Data excerpt
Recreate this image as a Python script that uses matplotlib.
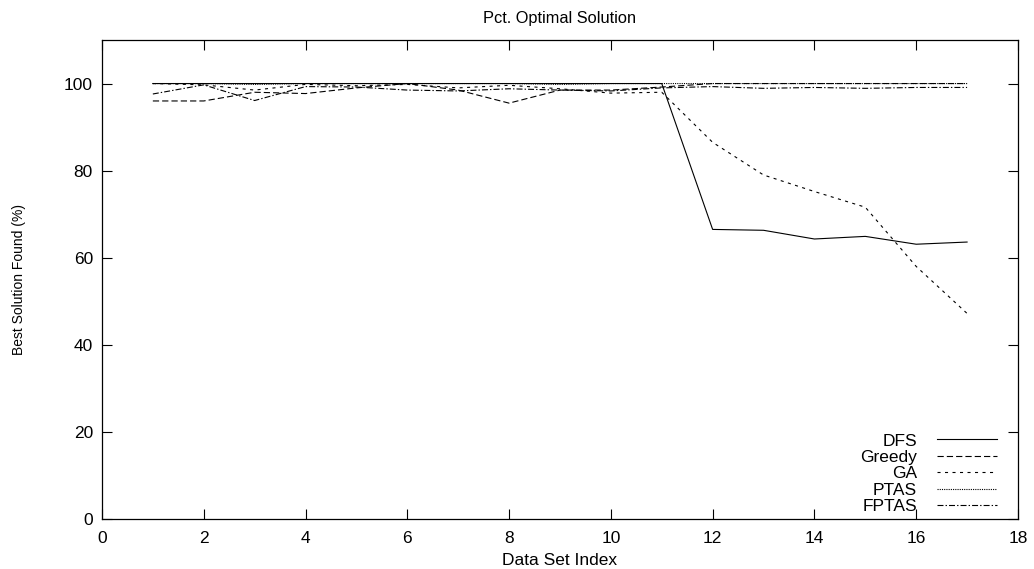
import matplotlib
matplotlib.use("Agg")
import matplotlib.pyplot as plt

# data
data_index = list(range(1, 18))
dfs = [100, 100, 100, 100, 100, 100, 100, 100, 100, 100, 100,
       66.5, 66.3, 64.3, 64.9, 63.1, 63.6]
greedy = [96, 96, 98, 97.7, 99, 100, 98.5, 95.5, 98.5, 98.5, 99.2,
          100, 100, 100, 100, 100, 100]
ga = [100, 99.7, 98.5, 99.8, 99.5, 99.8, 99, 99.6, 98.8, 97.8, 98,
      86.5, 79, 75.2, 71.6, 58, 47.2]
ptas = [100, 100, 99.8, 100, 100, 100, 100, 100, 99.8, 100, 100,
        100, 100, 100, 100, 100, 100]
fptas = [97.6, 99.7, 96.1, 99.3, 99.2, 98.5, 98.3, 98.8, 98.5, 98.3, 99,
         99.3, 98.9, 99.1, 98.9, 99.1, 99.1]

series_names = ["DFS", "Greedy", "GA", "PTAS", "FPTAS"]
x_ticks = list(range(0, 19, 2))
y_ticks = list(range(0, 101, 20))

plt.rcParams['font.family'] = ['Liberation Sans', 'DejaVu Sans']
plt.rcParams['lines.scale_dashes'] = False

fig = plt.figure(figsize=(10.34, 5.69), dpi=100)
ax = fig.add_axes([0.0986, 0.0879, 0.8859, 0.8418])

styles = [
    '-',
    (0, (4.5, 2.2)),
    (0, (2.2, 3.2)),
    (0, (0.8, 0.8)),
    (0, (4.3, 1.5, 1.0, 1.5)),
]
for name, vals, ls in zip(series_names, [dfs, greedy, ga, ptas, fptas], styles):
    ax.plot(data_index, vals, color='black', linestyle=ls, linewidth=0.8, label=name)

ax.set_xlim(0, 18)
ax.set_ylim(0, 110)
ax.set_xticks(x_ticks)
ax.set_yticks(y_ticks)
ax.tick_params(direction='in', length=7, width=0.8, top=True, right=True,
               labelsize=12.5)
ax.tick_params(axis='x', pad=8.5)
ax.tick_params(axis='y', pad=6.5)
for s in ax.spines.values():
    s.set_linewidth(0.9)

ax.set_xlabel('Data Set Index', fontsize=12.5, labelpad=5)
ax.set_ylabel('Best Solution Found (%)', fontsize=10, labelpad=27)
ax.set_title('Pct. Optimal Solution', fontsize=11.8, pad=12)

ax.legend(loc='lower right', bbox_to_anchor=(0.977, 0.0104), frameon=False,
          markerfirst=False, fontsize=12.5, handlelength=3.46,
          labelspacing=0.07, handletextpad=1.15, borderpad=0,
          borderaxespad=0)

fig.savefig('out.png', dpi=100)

Work to be completed
Leave out the pictures and repeat exactly the lines from the start of the material through the line that contains "s.set_linewidth(0.9)", both included.

Complete answer
Recreate this image as a Python script that uses matplotlib.
import matplotlib
matplotlib.use("Agg")
import matplotlib.pyplot as plt

# data
data_index = list(range(1, 18))
dfs = [100, 100, 100, 100, 100, 100, 100, 100, 100, 100, 100,
       66.5, 66.3, 64.3, 64.9, 63.1, 63.6]
greedy = [96, 96, 98, 97.7, 99, 100, 98.5, 95.5, 98.5, 98.5, 99.2,
          100, 100, 100, 100, 100, 100]
ga = [100, 99.7, 98.5, 99.8, 99.5, 99.8, 99, 99.6, 98.8, 97.8, 98,
      86.5, 79, 75.2, 71.6, 58, 47.2]
ptas = [100, 100, 99.8, 100, 100, 100, 100, 100, 99.8, 100, 100,
        100, 100, 100, 100, 100, 100]
fptas = [97.6, 99.7, 96.1, 99.3, 99.2, 98.5, 98.3, 98.8, 98.5, 98.3, 99,
         99.3, 98.9, 99.1, 98.9, 99.1, 99.1]

series_names = ["DFS", "Greedy", "GA", "PTAS", "FPTAS"]
x_ticks = list(range(0, 19, 2))
y_ticks = list(range(0, 101, 20))

plt.rcParams['font.family'] = ['Liberation Sans', 'DejaVu Sans']
plt.rcParams['lines.scale_dashes'] = False

fig = plt.figure(figsize=(10.34, 5.69), dpi=100)
ax = fig.add_axes([0.0986, 0.0879, 0.8859, 0.8418])

styles = [
    '-',
    (0, (4.5, 2.2)),
    (0, (2.2, 3.2)),
    (0, (0.8, 0.8)),
    (0, (4.3, 1.5, 1.0, 1.5)),
]
for name, vals, ls in zip(series_names, [dfs, greedy, ga, ptas, fptas], styles):
    ax.plot(data_index, vals, color='black', linestyle=ls, linewidth=0.8, label=name)

ax.set_xlim(0, 18)
ax.set_ylim(0, 110)
ax.set_xticks(x_ticks)
ax.set_yticks(y_ticks)
ax.tick_params(direction='in', length=7, width=0.8, top=True, right=True,
               labelsize=12.5)
ax.tick_params(axis='x', pad=8.5)
ax.tick_params(axis='y', pad=6.5)
for s in ax.spines.values():
    s.set_linewidth(0.9)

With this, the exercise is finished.